The Stoics knew this. The Buddhists knew this. And now neuroscience knows this too: the only moment you control is right now.

“Someday” is where dreams go to die. “Someday” is a thief. Future You is a stranger your brain doesn’t care about.

But Next-Month You? The person you’ll be 90-days  from now? That person feels real. That person feels close enough to matter.

How to Choose Your One 90-Day Goal (Without Overthinking It)

Here’s how my system works: 

I identify four major goals for the year. Not ten. Not twenty. Four. I choose the areas of life I want to improve right now. And I always begin with a Life Area Assessment.

Here’s why: before you can choose the right goal, you have to know where you actually are. Not where you wish you were. Not where you were last year. Where you are today.

Think of it like GPS. You can’t get directions without first setting your starting point. The Life Area Assessment is that starting point.

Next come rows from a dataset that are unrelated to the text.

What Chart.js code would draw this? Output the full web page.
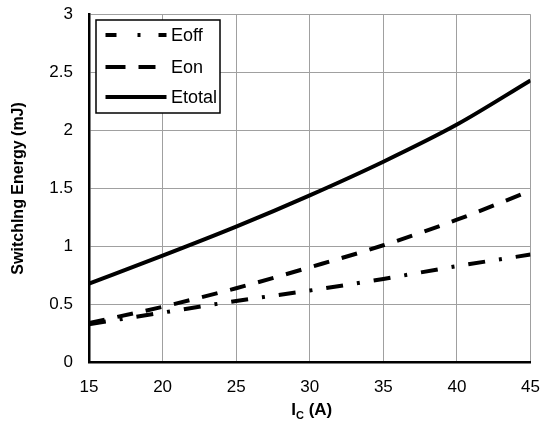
<!DOCTYPE html>
<html>
<head>
<meta charset="utf-8">
<script src="https://cdn.jsdelivr.net/npm/chart.js@4.4.1/dist/chart.umd.min.js"></script>
<style>
  html, body { margin: 0; padding: 0; background: #fff; }
  #wrap { width: 541px; height: 423px; }
</style>
</head>
<body>
<div id="wrap"><canvas id="graph"></canvas></div>
<script>
// collector current (A)
var icX = [15, 20, 25, 30, 35, 40, 45];
// switching energies (mJ)
var eoffY = [0.33, 0.43, 0.53, 0.62, 0.72, 0.83, 0.93];
var eonY = [0.34, 0.48, 0.64, 0.82, 1.01, 1.23, 1.48];
var etotalY = [0.68, 0.92, 1.17, 1.44, 1.73, 2.05, 2.43];
var xTicks = [15, 20, 25, 30, 35, 40, 45];
var yTicks = [0, 0.5, 1, 1.5, 2, 2.5, 3];

function pts(ys) {
  return icX.map(function (x, i) { return { x: x, y: ys[i] }; });
}

var FONT = "'Liberation Sans', Arial, sans-serif";

// legend box inside the plot, like the datasheet
const boxLegend = {
  id: 'boxLegend',
  afterDraw: function (chart) {
    var ctx = chart.ctx;
    ctx.save();
    ctx.fillStyle = '#fff';
    ctx.fillRect(96, 20, 124, 93);
    ctx.lineWidth = 1.5;
    ctx.strokeStyle = '#000';
    ctx.strokeRect(96, 20, 124, 93);
    var items = [
      { text: 'Eoff', dash: [11, 21, 3, 18, 11], y: 35 },
      { text: 'Eon', dash: [20, 13, 17], y: 67 },
      { text: 'Etotal', dash: [], y: 97 }
    ];
    items.forEach(function (it) {
      ctx.beginPath();
      ctx.setLineDash(it.dash);
      ctx.lineWidth = 4;
      ctx.lineCap = 'butt';
      ctx.moveTo(105.5, it.y);
      ctx.lineTo(166.5, it.y);
      ctx.stroke();
      ctx.setLineDash([]);
      ctx.fillStyle = '#000';
      ctx.font = '18px ' + FONT;
      ctx.textBaseline = 'middle';
      ctx.textAlign = 'left';
      ctx.fillText(it.text, 171, it.y + 1);
    });
    ctx.restore();
  }
};

// x title with subscript C
const xTitle = {
  id: 'xTitle',
  afterDraw: function (chart) {
    var ctx = chart.ctx;
    var a = chart.chartArea;
    var cx = (a.left + a.right) / 2 + 2;
    ctx.save();
    ctx.fillStyle = '#000';
    ctx.textBaseline = 'alphabetic';
    ctx.textAlign = 'left';
    var big = 'bold 17px ' + FONT, small = 'bold 11px ' + FONT;
    ctx.font = big;
    var w1 = ctx.measureText('I').width;
    var w3 = ctx.measureText(' (A)').width;
    ctx.font = small;
    var w2 = ctx.measureText('C').width;
    var x = cx - (w1 + w2 + w3) / 2;
    var base = 415;
    ctx.font = big;
    ctx.fillText('I', x, base);
    ctx.font = small;
    ctx.fillText('C', x + w1, base + 4);
    ctx.font = big;
    ctx.fillText(' (A)', x + w1 + w2, base);
    ctx.restore();
  }
};

const config = {
  type: 'line',
  data: {
    datasets: [
      {
        label: 'Eoff',
        data: pts(eoffY),
        borderColor: '#000',
        borderWidth: 4,
        borderDash: [17, 14, 3, 14],
        pointRadius: 0,
        tension: 0.4,
        cubicInterpolationMode: 'monotone',
        fill: false
      },
      {
        label: 'Eon',
        data: pts(eonY),
        borderColor: '#000',
        borderWidth: 4,
        borderDash: [16, 13],
        pointRadius: 0,
        tension: 0.4,
        cubicInterpolationMode: 'monotone',
        fill: false
      },
      {
        label: 'Etotal',
        data: pts(etotalY),
        borderColor: '#000',
        borderWidth: 4,
        pointRadius: 0,
        tension: 0.4,
        cubicInterpolationMode: 'monotone',
        fill: false
      }
    ]
  },
  options: {
    responsive: false,
    animation: false,
    devicePixelRatio: 1,
    layout: { padding: { left: 0, right: 10.5, top: 14.3, bottom: 0 } },
    plugins: {
      legend: { display: false },
      tooltip: { enabled: false }
    },
    scales: {
      x: {
        type: 'linear',
        min: 15,
        max: 45,
        afterFit: function (s) {
          s.height = 60.5;
          s.paddingLeft = 0; s.paddingRight = 0;
        },
        afterBuildTicks: function (s) { s.ticks = xTicks.map(function (v) { return { value: v }; }); },
        grid: { color: '#a0a0a0', lineWidth: 1, drawTicks: false },
        border: { color: '#000', width: 2.5 },
        ticks: { color: '#000', padding: 15, font: { family: FONT, size: 17 }, maxRotation: 0,
          callback: function (v) { return String(v); } }
      },
      y: {
        type: 'linear',
        min: 0,
        max: 3,
        afterFit: function (s) {
          s.width = 89;
          s.paddingTop = 0; s.paddingBottom = 0;
        },
        afterBuildTicks: function (s) { s.ticks = yTicks.map(function (v) { return { value: v }; }); },
        grid: { color: '#a0a0a0', lineWidth: 1, drawTicks: false },
        border: { color: '#000', width: 2.5 },
        ticks: { color: '#000', padding: 16, font: { family: FONT, size: 17 },
          callback: function (v) { return String(v); } },
        title: {
          display: true,
          text: 'Switchlng Energy (mJ)',
          color: '#000',
          font: { family: FONT, size: 16, weight: 'bold' },
          padding: { top: 9, bottom: 0 }
        }
      }
    }
  },
  plugins: [boxLegend, xTitle]
};

var canvas = document.getElementById('graph');
canvas.width = 541;
canvas.height = 423;
var myChart = new Chart(canvas, config);
</script>
</body>
</html>
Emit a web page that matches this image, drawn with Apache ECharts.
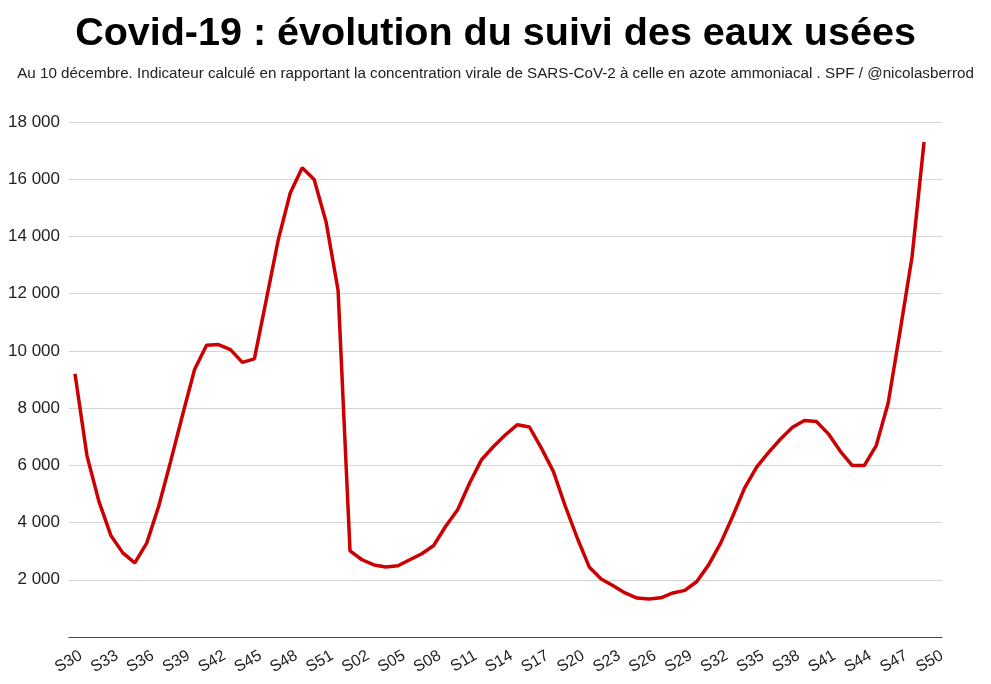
<!DOCTYPE html>
<html>
<head>
<meta charset="utf-8">
<script src="https://cdn.jsdelivr.net/npm/echarts@6/dist/echarts.min.js"></script>
<style>html,body{margin:0;padding:0;background:#fff;}#c{width:991px;height:684px;}</style>
</head>
<body>
<div id="c"></div>
<script>
var weeks = ['S30','S31','S32','S33','S34','S35','S36','S37','S38','S39','S40','S41','S42','S43','S44','S45','S46','S47','S48','S49','S50','S51','S52',
  'S01','S02','S03','S04','S05','S06','S07','S08','S09','S10','S11','S12','S13','S14','S15','S16','S17','S18','S19','S20','S21','S22','S23','S24','S25','S26','S27','S28','S29','S30','S31','S32','S33','S34','S35','S36','S37','S38','S39','S40','S41','S42','S43','S44','S45','S46','S47','S48','S49','S50'];
var indicator = [9200,6340,4740,3550,2940,2590,3280,4570,6140,7770,9350,10200,10220,10045,9600,9720,11790,13890,15520,16400,15990,14500,12120,
  3010,2700,2520,2450,2490,2700,2910,3200,3870,4450,5380,6200,6660,7070,7420,7340,6600,5790,4570,3460,2450,2030,1790,1540,1360,1330,1370,1540,1630,1940,2530,3290,4220,5210,5940,6450,6920,7330,7570,7530,7100,6490,5990,5990,6690,8180,10700,13300,17300,null];
var yTicks = {min:0, max:18000, interval:2000};
var titleText = 'Covid-19 : évolution du suivi des eaux usées';
var subtitleText = 'Au 10 décembre. Indicateur calculé en rapportant la concentration virale de SARS-CoV-2 à celle en azote ammoniacal . SPF / @nicolasberrod';

var chart = echarts.init(document.getElementById('c'));
chart.setOption({
  animation: false,
  backgroundColor: '#fff',
  title: [{
    text: titleText, left: 'center', top: 9,
    textStyle: {fontFamily: 'Liberation Sans', fontSize: 39.5, fontWeight: 'bold', color: '#000'}
  },{
    text: subtitleText, left: 'center', top: 61,
    textStyle: {fontFamily: 'Liberation Sans', fontSize: 15.2, fontWeight: 'normal', color: '#222'}
  }],
  grid: {left: 69, right: 49, top: 122, bottom: 47, containLabel: false},
  xAxis: {
    type: 'category', data: weeks, boundaryGap: true,
    axisLine: {lineStyle: {color: '#444', width: 1}},
    axisTick: {show: false},
    axisLabel: {interval: 2, rotate: 30, color: '#222', fontFamily: 'Liberation Sans', fontSize: 16, margin: 21, padding: [0, -7, 0, 0]}
  },
  yAxis: {
    type: 'value', min: yTicks.min, max: yTicks.max, interval: yTicks.interval,
    axisLine: {show: false}, axisTick: {show: false},
    splitLine: {lineStyle: {color: '#d4d4d4', width: 1}},
    axisLabel: {
      color: '#222', fontFamily: 'Liberation Sans', fontSize: 17, margin: 9,
      formatter: function (v) { return v === 0 ? '' : String(v).replace(/\B(?=(\d{3})+(?!\d))/g, ' '); }
    }
  },
  series: [{
    type: 'line', data: indicator, showSymbol: false, symbol: 'none',
    lineStyle: {color: '#cc0000', width: 3.5}, connectNulls: false
  }]
});
</script>
</body>
</html>
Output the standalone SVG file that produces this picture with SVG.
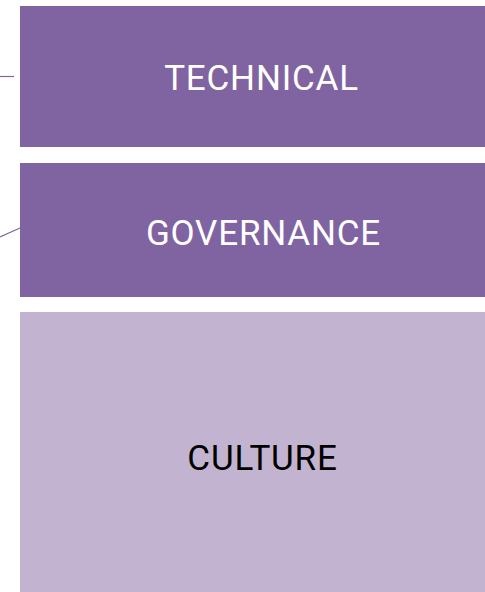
<svg xmlns="http://www.w3.org/2000/svg" width="485" height="592" viewBox="0 0 485 592">
<style>
.dark{fill:#8064A2}
.light{fill:#C2B3D1}
.lbl{font-family:Roboto,"Liberation Sans",sans-serif;font-size:35px;letter-spacing:0.8px;text-anchor:middle;dominant-baseline:central}
.w{fill:#FFFFFF}
.k{fill:#000000}
.conn{stroke:#8064A2;stroke-width:1.2;fill:none}
</style>
<rect width="485" height="592" fill="#FFFFFF"/>
<g id="connectors">
<line class="conn" x1="0" y1="76.5" x2="14" y2="76.5"/>
<line class="conn" x1="0" y1="237" x2="20" y2="228"/>
</g>
<g id="technical">
<rect class="dark" x="20" y="6" width="483" height="141"/>
<text class="lbl w" x="261.5" y="78">TECHNICAL</text>
</g>
<g id="governance">
<rect class="dark" x="20" y="163" width="483" height="134"/>
<text class="lbl w" x="263.5" y="233.5">GOVERNANCE</text>
</g>
<g id="culture">
<rect class="light" x="20" y="312" width="483" height="280"/>
<text class="lbl k" x="262.5" y="458.5">CULTURE</text>
</g>
</svg>
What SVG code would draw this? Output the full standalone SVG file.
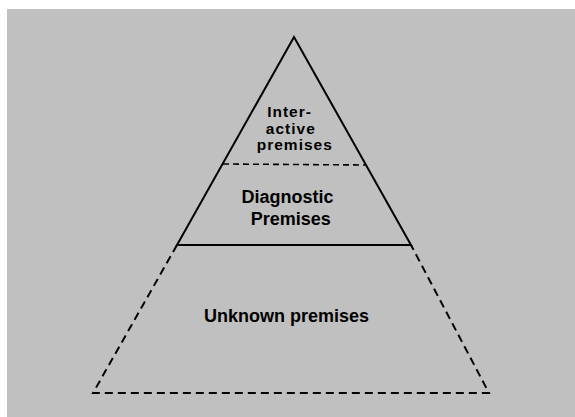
<svg xmlns="http://www.w3.org/2000/svg" width="575" height="417" viewBox="0 0 575 417">
  <style>
    .solid { fill: none; stroke: #000; stroke-width: 2; stroke-linejoin: miter; }
    .dash { fill: none; stroke: #000; stroke-width: 2; stroke-dasharray: 8 5; }
    .dash-thin { fill: none; stroke: #000; stroke-width: 1.6; stroke-dasharray: 6 4; }
    .lbl { font-family: "Liberation Sans", Arial, sans-serif; font-weight: bold; font-size: 18px; fill: #000; text-anchor: middle; }
    .small { font-size: 15.5px; letter-spacing: 1px; }
  </style>
  <rect id="background" x="7" y="9" width="568" height="408" fill="#c0c0c0"/>
  <g id="tier-unknown">
    <polyline class="dash" points="177,245 93,393 489,393 411,245"/>
    <text class="lbl" x="286.5" y="321.7">Unknown premises</text>
  </g>
  <g id="tier-diagnostic">
    <text class="lbl" x="287.5" y="203.3">Diagnostic</text>
    <text class="lbl" x="290.8" y="225">Premises</text>
  </g>
  <g id="tier-interactive">
    <text class="lbl small" x="289.5" y="117">Inter-</text>
    <text class="lbl small" x="290.8" y="133.5">active</text>
    <text class="lbl small" x="294.8" y="150">premises</text>
  </g>
  <g id="connectors">
    <line class="dash-thin" x1="223" y1="164" x2="365" y2="165"/>
    <polygon class="solid" points="294,37 411,245 177,245"/>
  </g>
</svg>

I look at five key areas of life:

  • Health
  • Finances
  • Relationships
  • Career
  • Personal Growth

From there, I create four goals, one per quarter. One focus. One sprint. And at the end of 12 weeks, I move on with a clean slate and fresh momentum.

The Bottom Line

You don’t fail at goals because you’re broken. You fail because the system was never designed for your brain. Twelve-week goals work because they align with how ADHD brains actually function: urgency, proximity, dopamine, momentum. One goal at a time. Twelve weeks of focus. Then move on.

Stop waiting for someday. Start building today.

Disclaimer: This content is for informational purposes only and is not intended as medical advice. Always consult with healthcare professionals regarding ADHD symptoms and treatment options.